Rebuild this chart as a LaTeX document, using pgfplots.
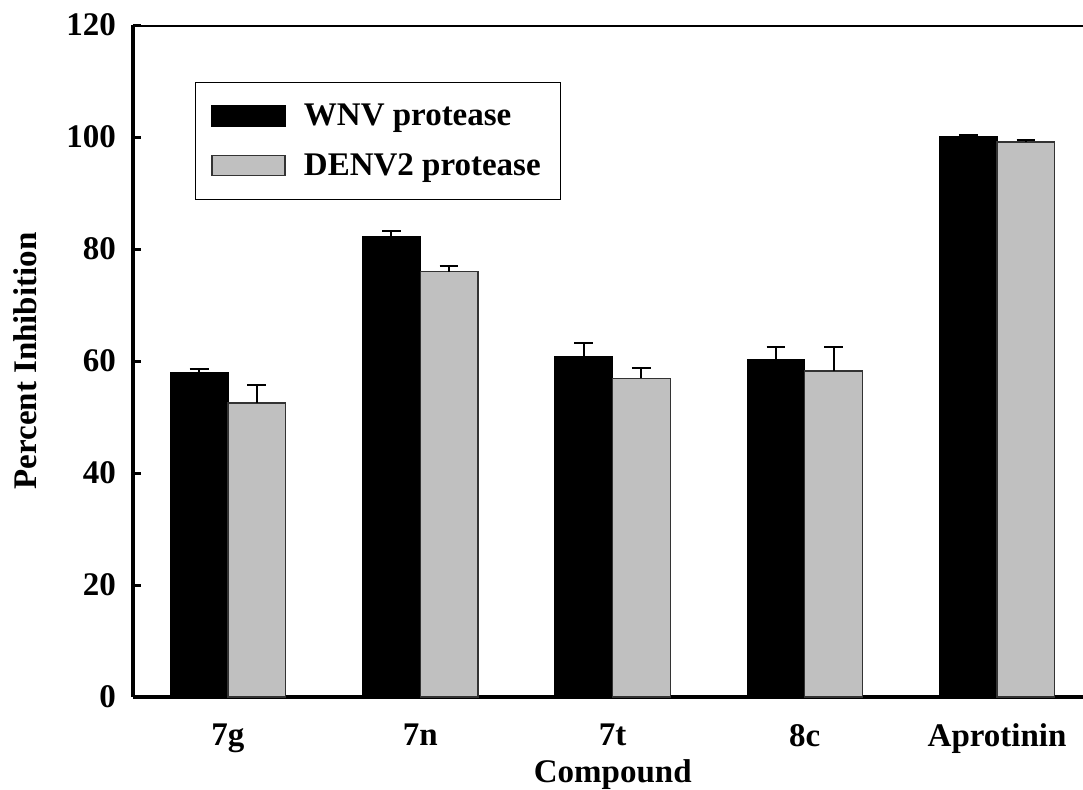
\documentclass[border=0pt]{standalone}
\usepackage{fontspec}
\setmainfont{Liberation Serif}
\usepackage{pgfplots}
\pgfplotsset{compat=1.18}
\usepackage{pgfplotstable}
\definecolor{bargray}{RGB}{192,192,192}
\pgfplotstableread{
x w we d de
0 58.0 0.6 52.5 3.3
1 82.3 0.9 75.95 0.95
2 60.8 2.4 56.9 1.85
3 60.3 2.25 58.2 4.3
4 100.0 0.4 99.1 0.35
}\datatable
\newcommand{\labfont}{\fontsize{16.5}{19}\selectfont\bfseries}
\begin{document}
\begin{tikzpicture}
\begin{axis}[
  scale only axis, width=475pt, height=336pt,
  xmin=-0.494, xmax=4.447, ymin=0, ymax=120,
  axis x line*=bottom, axis y line*=left,
  axis line style={line width=2pt,-},
  ytick={0,20,...,120},
  xtick={0,1,2,3,4}, xticklabels={7g,7n,7t,8c,Aprotinin},
  x tick style={draw=none},
  y tick style={line width=1.5pt,black},
  tick align=inside, major tick length=4pt,
  /pgf/number format/assume math mode=true,
  ticklabel style={font=\labfont},
  yticklabel style={xshift=-5pt},
  xticklabel style={yshift=-6pt},
  ylabel={Percent Inhibition},
  ylabel style={font=\labfont, at={(axis description cs:-0.1137,0.5)}, anchor=center},
  xlabel={Compound},
  xlabel style={font=\labfont, at={(axis description cs:0.505,-0.116)}, anchor=center},
  ybar, bar width=0.3,
  legend image code/.code={\draw[#1] (0pt,-5pt) rectangle (36.5pt,5pt); \path[draw=none,fill=none] (0pt,0pt) -- (44pt,0pt);},
  legend style={at={(axis description cs:0.065,0.915)}, anchor=north west,
    draw=black, line width=0.6pt, font=\labfont, inner xsep=8pt, inner ysep=8.5pt,
    row sep=8.5pt, cells={anchor=west}},
  legend cell align=left,
  error bars/error bar style={line width=1pt,black},
  error bars/error mark options={rotate=90,mark size=4.7pt,line width=1pt,black},
]
\addplot[fill=black, draw=black, line width=0.6pt, bar shift=-0.15,
  error bars/.cd, y dir=plus, y explicit]
  table[x=x, y=w, y error=we]{\datatable};
\addlegendentry{WNV protease}
\addplot[fill=bargray, draw=black!80, line width=0.6pt, bar shift=0.15,
  error bars/.cd, y dir=plus, y explicit]
  table[x=x, y=d, y error=de]{\datatable};
\addlegendentry{DENV2 protease}
\draw[line width=2pt] (rel axis cs:0,1) -- (rel axis cs:1,1);
\coordinate (o) at (rel axis cs:0,0);
\end{axis}
\pgfresetboundingbox
\path (o) ++(-66.5pt,-46pt) rectangle ++(541.5pt,394.5pt);
\end{tikzpicture}
\end{document}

+-------+

Task brief: Take the data above and repeat it exactly, leaving each picture out.

Solution below:
Rebuild this chart as a LaTeX document, using pgfplots.
\documentclass[border=0pt]{standalone}
\usepackage{fontspec}
\setmainfont{Liberation Serif}
\usepackage{pgfplots}
\pgfplotsset{compat=1.18}
\usepackage{pgfplotstable}
\definecolor{bargray}{RGB}{192,192,192}
\pgfplotstableread{
x w we d de
0 58.0 0.6 52.5 3.3
1 82.3 0.9 75.95 0.95
2 60.8 2.4 56.9 1.85
3 60.3 2.25 58.2 4.3
4 100.0 0.4 99.1 0.35
}\datatable
\newcommand{\labfont}{\fontsize{16.5}{19}\selectfont\bfseries}
\begin{document}
\begin{tikzpicture}
\begin{axis}[
  scale only axis, width=475pt, height=336pt,
  xmin=-0.494, xmax=4.447, ymin=0, ymax=120,
  axis x line*=bottom, axis y line*=left,
  axis line style={line width=2pt,-},
  ytick={0,20,...,120},
  xtick={0,1,2,3,4}, xticklabels={7g,7n,7t,8c,Aprotinin},
  x tick style={draw=none},
  y tick style={line width=1.5pt,black},
  tick align=inside, major tick length=4pt,
  /pgf/number format/assume math mode=true,
  ticklabel style={font=\labfont},
  yticklabel style={xshift=-5pt},
  xticklabel style={yshift=-6pt},
  ylabel={Percent Inhibition},
  ylabel style={font=\labfont, at={(axis description cs:-0.1137,0.5)}, anchor=center},
  xlabel={Compound},
  xlabel style={font=\labfont, at={(axis description cs:0.505,-0.116)}, anchor=center},
  ybar, bar width=0.3,
  legend image code/.code={\draw[#1] (0pt,-5pt) rectangle (36.5pt,5pt); \path[draw=none,fill=none] (0pt,0pt) -- (44pt,0pt);},
  legend style={at={(axis description cs:0.065,0.915)}, anchor=north west,
    draw=black, line width=0.6pt, font=\labfont, inner xsep=8pt, inner ysep=8.5pt,
    row sep=8.5pt, cells={anchor=west}},
  legend cell align=left,
  error bars/error bar style={line width=1pt,black},
  error bars/error mark options={rotate=90,mark size=4.7pt,line width=1pt,black},
]
\addplot[fill=black, draw=black, line width=0.6pt, bar shift=-0.15,
  error bars/.cd, y dir=plus, y explicit]
  table[x=x, y=w, y error=we]{\datatable};
\addlegendentry{WNV protease}
\addplot[fill=bargray, draw=black!80, line width=0.6pt, bar shift=0.15,
  error bars/.cd, y dir=plus, y explicit]
  table[x=x, y=d, y error=de]{\datatable};
\addlegendentry{DENV2 protease}
\draw[line width=2pt] (rel axis cs:0,1) -- (rel axis cs:1,1);
\coordinate (o) at (rel axis cs:0,0);
\end{axis}
\pgfresetboundingbox
\path (o) ++(-66.5pt,-46pt) rectangle ++(541.5pt,394.5pt);
\end{tikzpicture}
\end{document}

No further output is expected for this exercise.